Reviewing

Art in a Changing Climate

Tega Brain, Sam Lavigne, Alex Nathanson, Allison Parrish

Featuring Eric Lee

Panel/Discussion begins at 1pm (approx. 1 hour)

LOCATION: Harvestworks Art and Technology Program Building 10a, Nolan Park, Governors Island

Part of “MY _____ IS AN ECOSYSTEM”, a LiveCode.NYC Exhibition/Residency


Join an interactive discussion with four artists/educators on the challenge of making art in the face of climate change, engaging with themes ranging from solarpunk to permacomputing. How can we make art in a sustainable way? How might sustainable practices open up new artistic possibilities rather than be seen as constraints? How can we make code / digital art that can be enjoyed a thousand years from now? In the face of climate change, how might we make a turn from environmental pessimism to the radical optimism of solarpunk and other movements?

This event features Tega Brain, Sam Lavigne, Alex Nathanson, and Allison Parrish, and will be moderated by Eric Lee.


RSVP here

Suggested Donation: $5-25

Limited capacity.
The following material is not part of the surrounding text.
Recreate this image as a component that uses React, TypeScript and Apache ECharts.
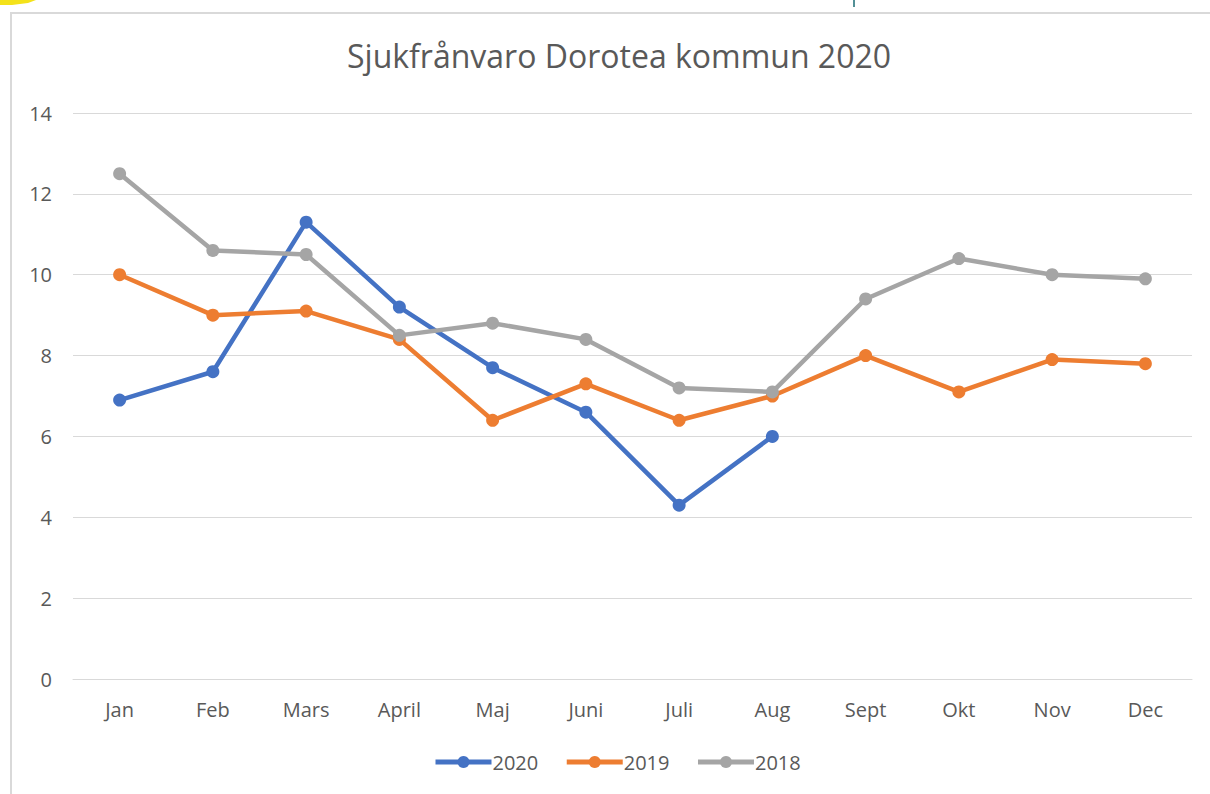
import React, { useEffect, useRef } from "react";
import * as echarts from "echarts";

const months = ["Jan", "Feb", "Mars", "April", "Maj", "Juni", "Juli", "Aug", "Sept", "Okt", "Nov", "Dec"];
const values2020 = [6.9, 7.6, 11.3, 9.2, 7.7, 6.6, 4.3, 6.0];
const values2019 = [10.0, 9.0, 9.1, 8.4, 6.4, 7.3, 6.4, 7.0, 8.0, 7.1, 7.9, 7.8];
const values2018 = [12.5, 10.6, 10.5, 8.5, 8.8, 8.4, 7.2, 7.1, 9.4, 10.4, 10.0, 9.9];
const seriesNames = ["2020", "2019", "2018"];
const colors = ["#4472C4", "#ED7D31", "#A5A5A5"];

const FONT = "Open Sans";

export default function App() {
  const ref = useRef<HTMLDivElement>(null);
  useEffect(() => {
    if (!ref.current) return;
    const chart = echarts.init(ref.current, undefined, { renderer: "svg" });
    const data = [values2020, values2019, values2018];
    chart.setOption({
      animation: false,
      backgroundColor: "#ffffff",
      title: {
        text: "Sjukfrånvaro Dorotea kommun 2020",
        left: 342,
        top: 34,
        textStyle: { fontFamily: FONT, fontSize: 32, fontWeight: "normal", color: "#595959" },
      },
      graphic: [
        {
          type: "rect",
          shape: { x: 11, y: 13, width: 1220, height: 800 },
          style: { fill: "none", stroke: "#d9d9d9", lineWidth: 2 },
          z: -1,
        },
        {
          type: "polygon",
          shape: { points: [[0, 0], [36, 0], [28, 3], [12, 5], [0, 5]] },
          style: { fill: "#f4e21a" },
        },
        {
          type: "line",
          shape: { x1: 854, y1: 0, x2: 854, y2: 7 },
          style: { stroke: "#1a6b73", lineWidth: 1.5 },
        },
      ],
      legend: {
        bottom: 17,
        left: 428,
        itemWidth: 56,
        itemHeight: 15,
        itemGap: 26,
        data: seriesNames,
        lineStyle: { width: 5 },
        textStyle: { fontFamily: FONT, fontSize: 20, color: "#595959", padding: [0, 0, 0, -4] },
      },
      grid: { left: 73, right: 18, top: 113, bottom: 115, containLabel: false },
      xAxis: {
        type: "category",
        data: months,
        boundaryGap: true,
        axisLine: { show: true, lineStyle: { color: "#d9d9d9", width: 1 } },
        axisTick: { show: false },
        axisLabel: { fontFamily: FONT, fontSize: 20, color: "#595959", margin: 20 },
      },
      yAxis: {
        type: "value",
        min: 0,
        max: 14,
        interval: 2,
        axisLine: { show: false },
        axisTick: { show: false },
        splitLine: { lineStyle: { color: "#d9d9d9", width: 1 } },
        axisLabel: { fontFamily: FONT, fontSize: 20, color: "#595959", margin: 21 },
      },
      series: seriesNames.map((name, i) => ({
        name,
        type: "line",
        data: data[i],
        symbol: "circle",
        symbolSize: 13,
        itemStyle: { color: colors[i] },
        lineStyle: { color: colors[i], width: 4.5 },
        z: 2 + i,
      })),
    });
    return () => chart.dispose();
  }, []);
  return <div ref={ref} style={{ width: 1210, height: 794, position: "absolute", left: 0, top: 0 }} />;
}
Ticket/RSVP/donation is not required but is encouraged and appreciated!

Tega Brain

Tega Brain is an Australian born artist and environmental engineer exploring issues of ecology, data, automation, and infrastructure. She is an Industry Associate Professor of Integrated Design and Media at New York University and her first book, Code as Creative Medium, is coauthored with Golan Levin and published with MIT Press. She lives and works in New York and Sydney.

Sam Lavigne

Sam Lavigne is an artist and educator whose work deals with data, surveillance, cops, natural language processing, and automation. He is currently an Assistant Professor in the Department of Design at UT Austin.

Alex Nathanson

Alex Nathanson is a designer, technologist, artist, and educator. His work is primarily focused on exploring both the experimental and practical applications of sustainable energy technologies. He is the founder and lead designer of the education and art platform Solar Power for Artists and its partner studio, Energy Transition Design LLC. The mission of both organizations is to make sustainable energy accessible, tactile, and understandable. As a solar power designer, he has created interactive and educational projects for the Climate Museum, Solar One, and the NYC Department of Education. In collaboration with Tega Brain and Bennedetta Piantella, he co-created the Solar Protocol project. His book A History of Solar Power Art and Design was published by Routledge in 2021.

Allison Parrish

Allison Parrish is a computer programmer, poet, and game designer whose teaching and practice address the unusual phenomena that blossom when language and computers meet. She is an Assistant Arts Professor at NYU’s Interactive Telecommunications Program. Allison was named “Best Maker of Poetry Bots” by the Village Voice in 2016, and her zine of computer-generated poems called “Compasses” received an honorary mention in the 2021 Prix Ars Electronica. Allison is the co-creator of the board game Rewordable (Clarkson Potter, 2017) and author of several books, including @Everyword: The Book (Instar, 2015) and Articulations (Counterpath, 2018). Her poetry has recently appeared in BOMB Magazine and Strange Horizons. Allison is originally from West Bountiful, Utah and currently lives in Brooklyn.

Eric Lee

Eric Lee, aka easterner, is an interdisciplinary audiovisual artist/musician from London/Hong Kong, currently based in New York, who explores the cyborg condition: what does it mean to live in interconnected human-machine communities in a precarious world? He experiments with–and glitches–old and new technologies, ubiquitous to obsolete, to explore their poetic potential, as well as to critique their role in society.

He is a member of the livecode.nyc art collective, organises and performs audiovisual shows, and curates exhibitions and workshops.